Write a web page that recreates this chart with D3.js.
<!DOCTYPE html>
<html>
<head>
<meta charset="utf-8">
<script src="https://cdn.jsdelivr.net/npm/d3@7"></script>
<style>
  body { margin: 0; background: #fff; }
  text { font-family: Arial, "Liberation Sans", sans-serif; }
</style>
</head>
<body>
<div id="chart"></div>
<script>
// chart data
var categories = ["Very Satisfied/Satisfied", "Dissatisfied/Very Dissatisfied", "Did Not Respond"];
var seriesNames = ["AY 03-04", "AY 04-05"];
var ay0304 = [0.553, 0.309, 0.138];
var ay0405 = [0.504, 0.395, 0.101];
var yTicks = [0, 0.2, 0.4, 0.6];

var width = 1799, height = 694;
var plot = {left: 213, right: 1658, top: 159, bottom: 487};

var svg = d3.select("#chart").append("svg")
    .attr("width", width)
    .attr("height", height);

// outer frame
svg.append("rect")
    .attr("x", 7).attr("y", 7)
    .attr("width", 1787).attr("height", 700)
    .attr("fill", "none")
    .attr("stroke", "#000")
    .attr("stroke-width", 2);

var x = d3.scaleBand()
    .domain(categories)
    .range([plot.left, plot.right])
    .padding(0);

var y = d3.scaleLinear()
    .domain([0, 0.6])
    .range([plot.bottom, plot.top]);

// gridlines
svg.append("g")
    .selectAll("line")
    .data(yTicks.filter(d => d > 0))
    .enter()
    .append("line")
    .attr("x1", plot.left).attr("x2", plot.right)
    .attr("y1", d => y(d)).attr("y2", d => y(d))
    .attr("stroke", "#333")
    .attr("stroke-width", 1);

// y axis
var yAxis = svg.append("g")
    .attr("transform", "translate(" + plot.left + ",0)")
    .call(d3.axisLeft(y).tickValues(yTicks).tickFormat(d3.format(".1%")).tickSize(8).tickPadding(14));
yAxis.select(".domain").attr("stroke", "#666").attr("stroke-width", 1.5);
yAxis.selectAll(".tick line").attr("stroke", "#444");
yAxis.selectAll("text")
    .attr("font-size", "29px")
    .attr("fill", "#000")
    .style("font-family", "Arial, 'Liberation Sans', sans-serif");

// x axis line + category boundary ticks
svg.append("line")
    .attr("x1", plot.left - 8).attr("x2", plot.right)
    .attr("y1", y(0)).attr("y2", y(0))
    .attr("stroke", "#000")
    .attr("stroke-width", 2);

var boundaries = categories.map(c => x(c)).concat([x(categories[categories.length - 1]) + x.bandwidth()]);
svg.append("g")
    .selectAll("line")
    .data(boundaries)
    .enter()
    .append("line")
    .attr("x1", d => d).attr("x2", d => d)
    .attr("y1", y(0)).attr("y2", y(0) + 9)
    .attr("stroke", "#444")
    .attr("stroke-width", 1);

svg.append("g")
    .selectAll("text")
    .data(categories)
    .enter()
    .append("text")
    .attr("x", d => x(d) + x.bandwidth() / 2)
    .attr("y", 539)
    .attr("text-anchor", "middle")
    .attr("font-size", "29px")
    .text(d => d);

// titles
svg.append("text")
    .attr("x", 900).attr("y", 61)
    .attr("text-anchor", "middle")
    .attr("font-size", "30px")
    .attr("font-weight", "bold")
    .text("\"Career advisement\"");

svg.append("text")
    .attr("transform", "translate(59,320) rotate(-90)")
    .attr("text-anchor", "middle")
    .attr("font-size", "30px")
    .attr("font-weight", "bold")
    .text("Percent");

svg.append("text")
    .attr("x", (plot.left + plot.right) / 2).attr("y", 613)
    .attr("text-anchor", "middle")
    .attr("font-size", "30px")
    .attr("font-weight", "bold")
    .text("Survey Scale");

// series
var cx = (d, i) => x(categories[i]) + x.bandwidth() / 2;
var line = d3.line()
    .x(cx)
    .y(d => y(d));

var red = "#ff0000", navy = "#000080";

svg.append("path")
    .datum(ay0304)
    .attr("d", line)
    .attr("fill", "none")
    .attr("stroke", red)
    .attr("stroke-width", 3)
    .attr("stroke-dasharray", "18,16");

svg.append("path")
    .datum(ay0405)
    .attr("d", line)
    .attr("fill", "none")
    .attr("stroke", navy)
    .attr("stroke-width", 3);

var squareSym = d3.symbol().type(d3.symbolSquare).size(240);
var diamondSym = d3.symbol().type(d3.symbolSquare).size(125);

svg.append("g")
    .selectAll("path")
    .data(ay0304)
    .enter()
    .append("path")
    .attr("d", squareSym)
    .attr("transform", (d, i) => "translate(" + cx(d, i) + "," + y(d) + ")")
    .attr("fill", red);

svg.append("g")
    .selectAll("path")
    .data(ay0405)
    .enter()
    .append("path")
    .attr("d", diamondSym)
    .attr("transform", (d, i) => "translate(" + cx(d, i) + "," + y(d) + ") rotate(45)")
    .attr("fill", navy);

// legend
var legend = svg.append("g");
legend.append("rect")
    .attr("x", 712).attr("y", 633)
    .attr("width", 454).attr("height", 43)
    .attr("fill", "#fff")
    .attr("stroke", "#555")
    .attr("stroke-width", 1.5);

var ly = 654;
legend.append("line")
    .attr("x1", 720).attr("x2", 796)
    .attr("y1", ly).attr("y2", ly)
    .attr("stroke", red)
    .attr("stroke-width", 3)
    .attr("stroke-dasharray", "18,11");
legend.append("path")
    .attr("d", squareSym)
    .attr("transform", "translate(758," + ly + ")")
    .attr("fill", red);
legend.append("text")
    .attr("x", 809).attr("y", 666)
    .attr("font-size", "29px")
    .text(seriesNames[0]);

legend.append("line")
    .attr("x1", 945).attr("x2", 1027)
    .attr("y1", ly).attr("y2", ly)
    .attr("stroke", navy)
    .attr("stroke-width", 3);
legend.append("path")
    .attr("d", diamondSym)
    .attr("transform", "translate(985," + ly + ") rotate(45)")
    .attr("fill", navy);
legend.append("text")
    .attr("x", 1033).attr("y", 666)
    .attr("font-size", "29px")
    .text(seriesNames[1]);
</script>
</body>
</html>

- - -

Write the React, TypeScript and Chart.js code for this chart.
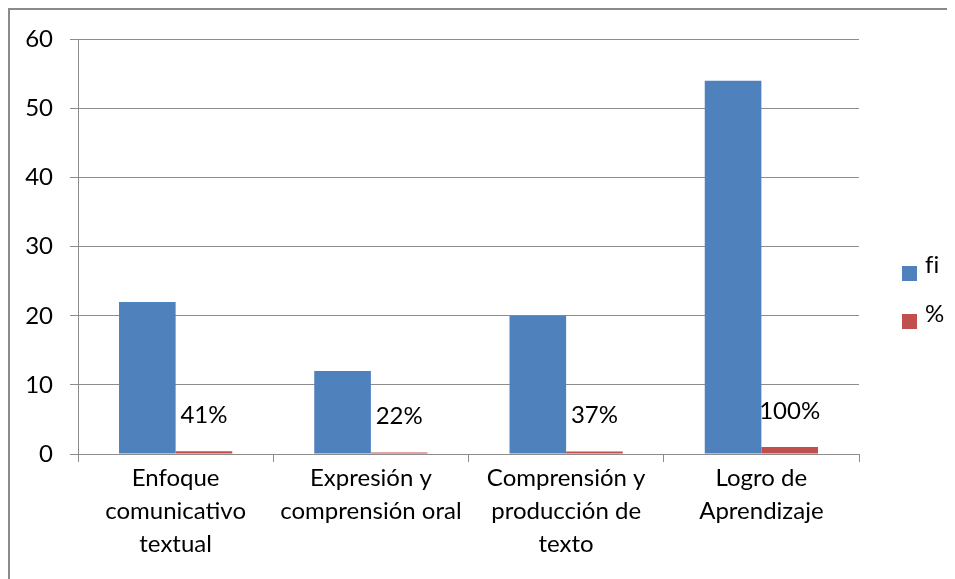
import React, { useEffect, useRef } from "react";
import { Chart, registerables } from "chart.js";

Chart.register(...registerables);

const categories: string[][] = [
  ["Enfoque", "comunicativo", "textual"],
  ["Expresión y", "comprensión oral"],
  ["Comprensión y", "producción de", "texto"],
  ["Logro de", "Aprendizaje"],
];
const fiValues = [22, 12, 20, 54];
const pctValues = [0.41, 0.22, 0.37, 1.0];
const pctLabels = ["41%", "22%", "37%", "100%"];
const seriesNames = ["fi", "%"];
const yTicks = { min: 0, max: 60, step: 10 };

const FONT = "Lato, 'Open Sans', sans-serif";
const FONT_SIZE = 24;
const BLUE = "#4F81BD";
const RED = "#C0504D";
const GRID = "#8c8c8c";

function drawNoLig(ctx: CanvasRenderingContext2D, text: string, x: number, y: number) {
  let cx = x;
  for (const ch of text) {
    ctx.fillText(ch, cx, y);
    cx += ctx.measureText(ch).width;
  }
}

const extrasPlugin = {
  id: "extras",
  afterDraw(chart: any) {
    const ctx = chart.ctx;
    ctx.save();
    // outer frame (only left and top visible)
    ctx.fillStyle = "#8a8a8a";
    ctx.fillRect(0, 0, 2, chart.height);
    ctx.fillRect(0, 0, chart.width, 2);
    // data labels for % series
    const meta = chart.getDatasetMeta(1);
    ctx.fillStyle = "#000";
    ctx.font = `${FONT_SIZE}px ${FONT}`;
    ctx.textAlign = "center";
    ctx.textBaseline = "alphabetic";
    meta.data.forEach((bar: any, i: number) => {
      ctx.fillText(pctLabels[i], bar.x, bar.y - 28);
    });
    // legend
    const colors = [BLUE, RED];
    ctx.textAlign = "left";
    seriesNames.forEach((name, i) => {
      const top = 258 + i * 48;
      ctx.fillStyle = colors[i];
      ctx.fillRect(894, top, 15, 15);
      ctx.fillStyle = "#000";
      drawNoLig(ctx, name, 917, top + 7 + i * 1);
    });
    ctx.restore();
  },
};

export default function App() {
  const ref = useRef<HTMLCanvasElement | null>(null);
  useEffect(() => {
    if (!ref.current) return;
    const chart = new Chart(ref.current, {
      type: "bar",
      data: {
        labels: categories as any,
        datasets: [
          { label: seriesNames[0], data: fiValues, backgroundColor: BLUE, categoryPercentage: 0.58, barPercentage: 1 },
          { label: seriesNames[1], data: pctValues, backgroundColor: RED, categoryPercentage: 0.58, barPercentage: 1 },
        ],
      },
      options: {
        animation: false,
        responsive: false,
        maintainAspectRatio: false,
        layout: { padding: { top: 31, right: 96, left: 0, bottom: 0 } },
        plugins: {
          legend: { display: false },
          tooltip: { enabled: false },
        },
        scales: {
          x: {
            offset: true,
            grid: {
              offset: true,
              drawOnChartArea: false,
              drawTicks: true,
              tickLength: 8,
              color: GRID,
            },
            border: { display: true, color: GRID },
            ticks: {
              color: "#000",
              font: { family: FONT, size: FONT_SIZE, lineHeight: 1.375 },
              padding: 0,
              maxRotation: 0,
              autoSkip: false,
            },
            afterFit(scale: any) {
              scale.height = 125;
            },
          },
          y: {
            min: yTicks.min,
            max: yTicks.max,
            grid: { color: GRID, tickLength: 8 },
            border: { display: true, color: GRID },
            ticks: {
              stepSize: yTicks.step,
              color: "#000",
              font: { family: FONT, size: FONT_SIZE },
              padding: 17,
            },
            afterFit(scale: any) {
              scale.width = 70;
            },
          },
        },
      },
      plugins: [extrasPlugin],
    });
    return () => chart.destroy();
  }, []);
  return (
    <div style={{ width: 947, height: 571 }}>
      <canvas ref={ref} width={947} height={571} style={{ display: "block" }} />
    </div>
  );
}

- - -

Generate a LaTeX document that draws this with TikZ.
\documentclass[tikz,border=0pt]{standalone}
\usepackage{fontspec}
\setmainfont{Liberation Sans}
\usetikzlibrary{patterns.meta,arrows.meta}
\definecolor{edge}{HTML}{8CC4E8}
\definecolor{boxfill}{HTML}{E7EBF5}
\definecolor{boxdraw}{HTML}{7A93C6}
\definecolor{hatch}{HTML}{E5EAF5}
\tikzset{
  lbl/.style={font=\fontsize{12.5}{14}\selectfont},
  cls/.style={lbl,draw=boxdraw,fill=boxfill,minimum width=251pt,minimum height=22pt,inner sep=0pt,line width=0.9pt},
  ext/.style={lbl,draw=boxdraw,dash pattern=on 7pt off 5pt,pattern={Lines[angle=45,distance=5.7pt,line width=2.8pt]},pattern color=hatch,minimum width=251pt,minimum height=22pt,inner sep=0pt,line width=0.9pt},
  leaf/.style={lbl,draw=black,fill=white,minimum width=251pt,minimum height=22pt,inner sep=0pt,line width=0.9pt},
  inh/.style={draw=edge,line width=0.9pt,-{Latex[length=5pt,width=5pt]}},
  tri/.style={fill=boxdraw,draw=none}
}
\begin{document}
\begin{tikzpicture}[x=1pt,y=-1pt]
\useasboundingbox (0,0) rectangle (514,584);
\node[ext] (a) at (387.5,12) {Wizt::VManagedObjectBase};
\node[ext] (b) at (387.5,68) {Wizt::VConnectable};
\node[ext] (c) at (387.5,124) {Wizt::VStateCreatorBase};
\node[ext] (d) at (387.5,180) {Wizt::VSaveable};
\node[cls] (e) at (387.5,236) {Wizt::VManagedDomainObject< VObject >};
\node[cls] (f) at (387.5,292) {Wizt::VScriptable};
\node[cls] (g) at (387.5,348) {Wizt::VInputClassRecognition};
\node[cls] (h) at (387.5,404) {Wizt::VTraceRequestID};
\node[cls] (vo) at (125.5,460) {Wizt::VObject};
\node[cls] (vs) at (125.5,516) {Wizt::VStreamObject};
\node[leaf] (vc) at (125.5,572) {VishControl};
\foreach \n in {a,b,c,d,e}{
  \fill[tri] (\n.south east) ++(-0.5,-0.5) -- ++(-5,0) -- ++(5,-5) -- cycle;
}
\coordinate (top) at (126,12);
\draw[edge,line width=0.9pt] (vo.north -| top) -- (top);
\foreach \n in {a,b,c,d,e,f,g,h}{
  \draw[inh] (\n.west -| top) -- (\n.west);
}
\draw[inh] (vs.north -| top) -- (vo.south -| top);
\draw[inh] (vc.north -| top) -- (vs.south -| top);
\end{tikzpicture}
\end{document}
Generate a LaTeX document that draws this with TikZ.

- - -

» Your objective
Repeat the lines between those holding "Write the React, TypeScript" and "Chart.register(...registerables);", inclusive. Pictures stay out.

» Correct result
Write the React, TypeScript and Chart.js code for this chart.
import React, { useEffect, useRef } from "react";
import { Chart, registerables } from "chart.js";

Chart.register(...registerables);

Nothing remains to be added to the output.